I started taking Pilates classes at the beginning of this year. Some friends sang the praises of it, and our trainer told me that it would probably be really good for me, because I have problems with hypermobility. The owner of the studio is my instructor and she can be pretty quirky sometimes, halfway muttering to herself facts about different muscles and then tells a story about the importance of the mind-body connection, and then she may go mute, except to tell you the next position. You never really know what you’re going to get. But in most every class, she says something over and over: Feel what you feel.
The first time I heard this, I thought of Yogi Berra, the baseball player who is known for stating the obvious. But then I let that thought pass, and listened some more. What the instructor means is to pay attention to what your body is telling you, note where you are tight or sore with no real judgment. She often follows this up with, “there’s no right or wrong”, explaining how people are so different, with past injuries and experiences and current ailments.
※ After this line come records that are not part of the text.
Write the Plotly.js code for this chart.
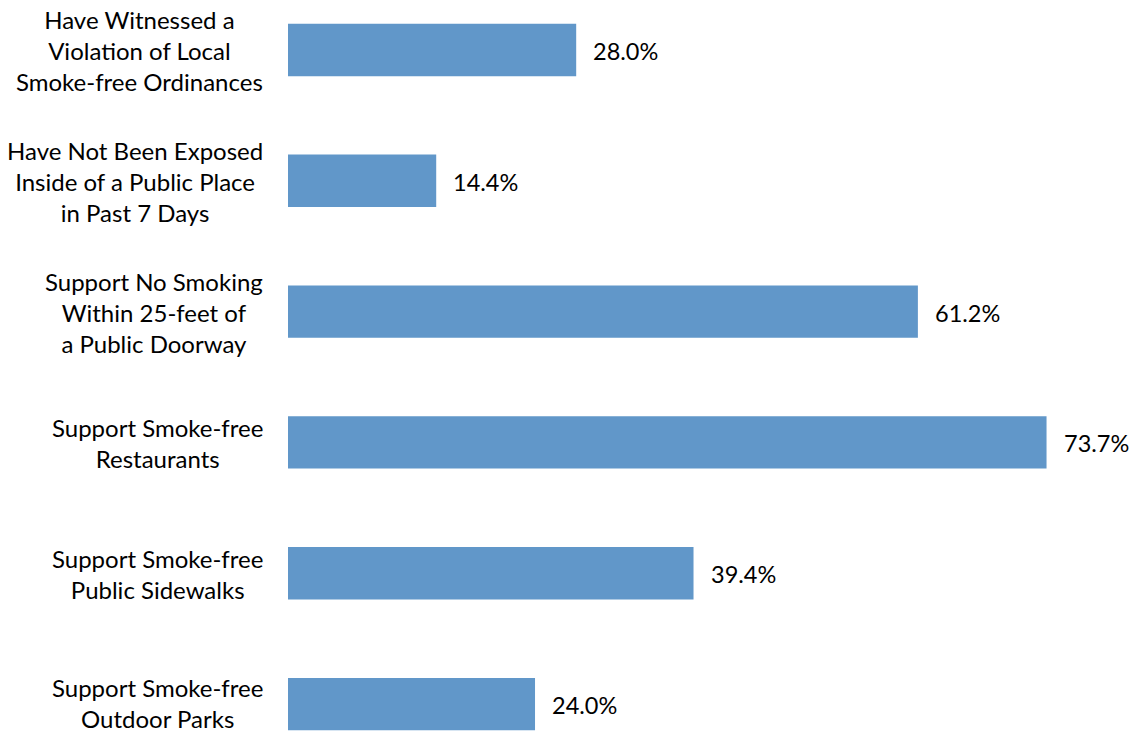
<!DOCTYPE html>
<html>
<head>
<meta charset="utf-8">
<script src="https://cdn.plot.ly/plotly-3.0.1.min.js"></script>
<style>html,body{margin:0;padding:0;background:#fff;}#chart{width:1133px;height:734px;}</style>
</head>
<body>
<div id="chart"></div>
<script>
const categories = [
  "Have Witnessed a<br>Violation of Local<br>Smoke-free Ordinances",
  "Have Not Been Exposed<br>Inside of a Public Place<br>in Past 7 Days",
  "Support No Smoking<br>Within 25-feet of<br>a Public Doorway",
  "Support Smoke-free<br>Restaurants",
  "Support Smoke-free<br>Public Sidewalks",
  "Support Smoke-free<br>Outdoor Parks"
];
const values = [28.0, 14.4, 61.2, 73.7, 39.4, 24.0];
const valueLabels = values.map(v => v.toFixed(1) + "%");

const FONT = "Lato, 'Open Sans', sans-serif";

const trace = {
  type: "bar",
  orientation: "h",
  x: values,
  y: categories,
  width: 0.4,
  marker: {color: "#6197C9", line: {width: 0}},
  hoverinfo: "none"
};

const annotations = [];
categories.forEach((c, i) => {
  annotations.push({
    xref: "paper", yref: "y", x: 0, y: c,
    xanchor: "right", yanchor: "middle", xshift: -24, yshift: i === categories.length - 1 ? 1 : -1,
    text: c, showarrow: false, align: "center", borderpad: 0,
    font: {family: FONT, size: 24, color: "#000"}
  });
  annotations.push({
    xref: "x", yref: "y", x: values[i], y: c,
    xanchor: "left", yanchor: "middle", xshift: 15, yshift: -1,
    text: valueLabels[i], showarrow: false,
    font: {family: FONT, size: 23.5, color: "#000"}
  });
});

const layout = {
  width: 1133, height: 734,
  margin: {l: 288, r: 0, t: 0, b: 0, pad: 0},
  paper_bgcolor: "#fff", plot_bgcolor: "#fff",
  showlegend: false,
  xaxis: {range: [0, 82.1], visible: false, fixedrange: true},
  yaxis: {type: "category", categoryorder: "array", categoryarray: categories,
          range: [5.229, -0.382], showticklabels: false, showgrid: false,
          zeroline: false, showline: false, ticks: "", fixedrange: true},
  annotations: annotations
};

Plotly.newPlot("chart", [trace], layout, {displayModeBar: false, staticPlot: true});
</script>
</body>
</html>
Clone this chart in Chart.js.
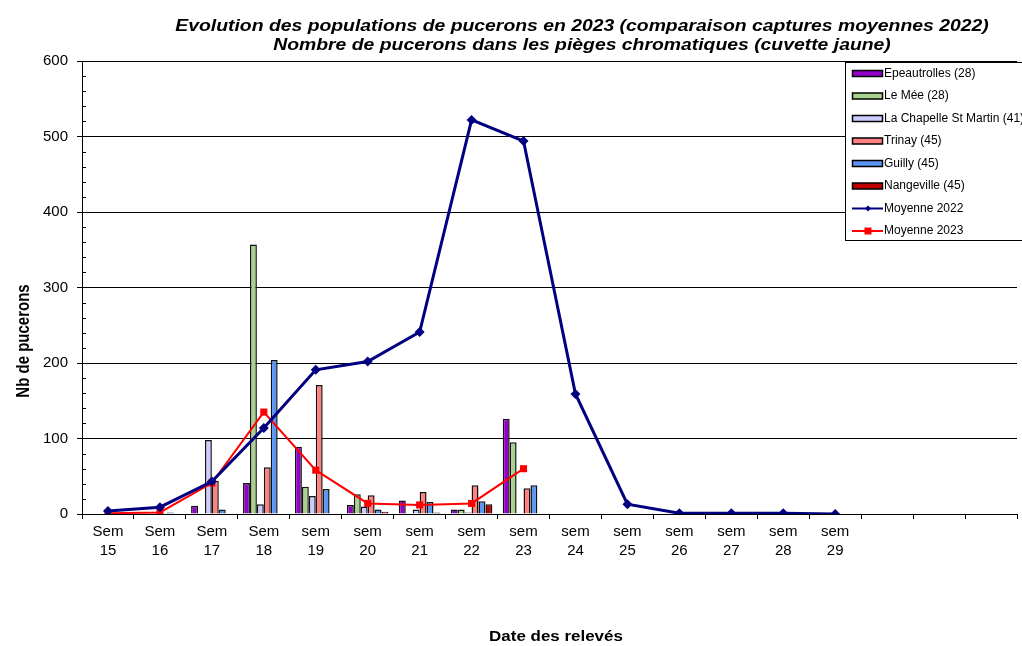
<!DOCTYPE html>
<html>
<head>
<meta charset="utf-8">
<script src="https://cdn.jsdelivr.net/npm/chart.js@4"></script>
<style>
  body { margin: 0; background: #fff; }
  #wrap { width: 1022px; height: 646px; }
</style>
</head>
<body>
<div id="wrap"><canvas id="pucChart" width="1022" height="646"></canvas></div>
<script>
// semaines (3 dernieres colonnes vides)
const semaines = [
  ['Sem', '15'], ['Sem', '16'], ['Sem', '17'], ['Sem', '18'],
  ['sem', '19'], ['sem', '20'], ['sem', '21'], ['sem', '22'], ['sem', '23'],
  ['sem', '24'], ['sem', '25'], ['sem', '26'], ['sem', '27'], ['sem', '28'], ['sem', '29'],
  '', '', ''
]

// captures par piege
const epeautrolles = [0, 0, 11, 41, 89, 12, 18, 6, 126]
const leMee        = [0, 0, 0, 357, 36, 26, 1, 6, 95]
const laChapelle   = [0, 0, 98, 13, 24, 10, 6, 2, 0]
const trinay       = [0, 0, 44, 62, 171, 25, 29, 38, 34]
const guilly       = [0, 2, 6, 204, 33, 6, 16, 17, 38]
const nangeville   = [0, 0, 0, 0, 0, 3, 2, 13, 0]

// moyennes
const moyenne2022 = [4, 9, 43, 114, 191, 202, 241, 522, 494, 159, 13, 1, 1, 1, 0]
const moyenne2023 = [1, 2, 41, 135, 58, 14, 12, 14, 60]

const yTicks = [0, 100, 200, 300, 400, 500, 600]

const FONT = "'Liberation Sans', Arial, sans-serif"

const barSet = (label, data, color) => ({
  type: 'bar', label, data, order: 1,
  backgroundColor: color, borderColor: '#111', borderWidth: 1.5,
  categoryPercentage: 0.8, barPercentage: 1.0
})

// texte etire horizontalement (comme la copie d'ecran d'origine)
const wideText = (ctx, txt, x, y, sx) => {
  ctx.save()
  ctx.translate(x, y)
  ctx.scale(sx, 1)
  ctx.fillText(txt, 0, 0)
  ctx.restore()
}

/* titre, titres des axes, petites graduations et legende encadree */
const decor = {
  id: 'decor',
  afterDraw(chart) {
    const ctx = chart.ctx
    const yScale = chart.scales.y
    ctx.save()

    // graduations secondaires (tous les 20) vers l'interieur
    ctx.strokeStyle = '#000'
    ctx.lineWidth = 1
    for (let v = 20; v < 600; v += 20) {
      if (v % 100 === 0) continue
      const py = Math.round(yScale.getPixelForValue(v)) + 0.5
      ctx.beginPath(); ctx.moveTo(yScale.right, py); ctx.lineTo(yScale.right + 4, py); ctx.stroke()
    }

    ctx.fillStyle = '#000'
    ctx.textAlign = 'center'
    ctx.textBaseline = 'middle'
    ctx.font = `italic bold 16px ${FONT}`
    wideText(ctx, 'Evolution des populations de pucerons en 2023 (comparaison captures moyennes 2022)', 582, 27, 1.21)
    wideText(ctx, 'Nombre de pucerons dans les pièges chromatiques (cuvette jaune)', 582, 46, 1.21)

    // titre axe X
    ctx.font = `bold 15px ${FONT}`
    wideText(ctx, 'Date des relevés', 556, 637, 1.13)

    // titre axe Y
    ctx.save()
    ctx.translate(24, 341)
    ctx.rotate(-Math.PI / 2)
    ctx.scale(1, 1.2)
    ctx.fillText('Nb de pucerons', 0, 0)
    ctx.restore()
    ctx.restore()

    // legende
    ctx.save()
    ctx.fillStyle = '#fff'
    ctx.strokeStyle = '#000'
    ctx.lineWidth = 1
    ctx.fillRect(845.5, 62.5, 200, 178)
    ctx.strokeRect(845.5, 62.5, 200, 178)
    ctx.font = `12px ${FONT}`
    ctx.textAlign = 'left'
    ctx.textBaseline = 'middle'
    chart.data.datasets.forEach((ds, i) => {
      const y = 73.5 + i * 22.5
      if (ds.type === 'line') {
        ctx.strokeStyle = ds.borderColor
        ctx.lineWidth = 2
        ctx.beginPath(); ctx.moveTo(852, y); ctx.lineTo(883, y); ctx.stroke()
        ctx.fillStyle = ds.borderColor
        if (ds.pointStyle === 'rect') {
          ctx.fillRect(864.5, y - 3.5, 7, 7)
        } else {
          ctx.beginPath()
          ctx.moveTo(868, y - 3); ctx.lineTo(871, y); ctx.lineTo(868, y + 3); ctx.lineTo(865, y)
          ctx.closePath(); ctx.fill()
        }
      } else {
        ctx.fillStyle = ds.backgroundColor
        ctx.fillRect(852.5, y - 3, 30, 6)
        ctx.strokeStyle = '#000'
        ctx.lineWidth = 1.5
        ctx.strokeRect(852.5, y - 3, 30, 6)
      }
      ctx.fillStyle = '#000'
      ctx.fillText(ds.label, 884, y)
    })
    ctx.restore()
  }
}

const ctx = document.getElementById('pucChart').getContext('2d')
const pucChart = new Chart(ctx, {
  data: {
    labels: semaines,
    datasets: [
      barSet('Epeautrolles (28)', epeautrolles, '#9400C8'),
      barSet('Le Mée (28)', leMee, '#A9D18E'),
      barSet('La Chapelle St Martin (41)', laChapelle, '#CCCCFF'),
      barSet('Trinay (45)', trinay, '#FF8080'),
      barSet('Guilly (45)', guilly, '#5B95F5'),
      barSet('Nangeville (45)', nangeville, '#C00000'),
      {
        type: 'line', label: 'Moyenne 2022', data: moyenne2022, order: 0,
        borderColor: '#000080', backgroundColor: '#000080', borderWidth: 3,
        pointStyle: 'rectRot', pointRadius: 5, pointBorderWidth: 0, tension: 0
      },
      {
        type: 'line', label: 'Moyenne 2023', data: moyenne2023, order: 0,
        borderColor: '#FF0000', backgroundColor: '#FF0000', borderWidth: 2,
        pointStyle: 'rect', pointRadius: 5, pointBorderWidth: 0, tension: 0
      }
    ]
  },
  options: {
    responsive: false,
    animation: false,
    layout: { padding: { top: 61, right: 4, left: 0, bottom: 0 } },
    plugins: {
      legend: { display: false },
      title: { display: false },
      tooltip: { enabled: false }
    },
    scales: {
      x: {
        offset: true,
        grid: { offset: true, drawOnChartArea: false, color: '#000', tickLength: 5 },
        border: { color: '#000', width: 1 },
        ticks: { color: '#000', font: { family: FONT, size: 15, lineHeight: 1.27 }, maxRotation: 0, autoSkip: false, padding: 3 },
        afterFit: (scale) => { scale.height = 132 }
      },
      y: {
        min: 0, max: 600,
        afterBuildTicks: (scale) => { scale.ticks = yTicks.map(v => ({ value: v })) },
        grid: { color: '#000', tickLength: 5 },
        border: { color: '#000', width: 1 },
        ticks: { color: '#000', font: { family: FONT, size: 15 }, padding: 9 },
        afterFit: (scale) => { scale.width = 82 }
      }
    }
  },
  plugins: [decor]
})
</script>
</body>
</html>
I appreciate the idea that we are not in competition with each other, we are all there for our own improvement.
This notion has seeped into my conversations many times lately, when I am encouraging a friend who is struggling or when talking to any one of our adult children. I often find myself whispering it in the ear of someone I care about as we hug to say good-bye. Feel what you feel. It’s permission to acknowledge the emotion without censure or justification. We can be so quick to ‘clean up’ our feelings, to make sure they aren’t too far out of the realm of normal for human consumption, but sometimes it is better to just let it come, and not worry about it being right or wrong.
Just a simple statement that can mean so much.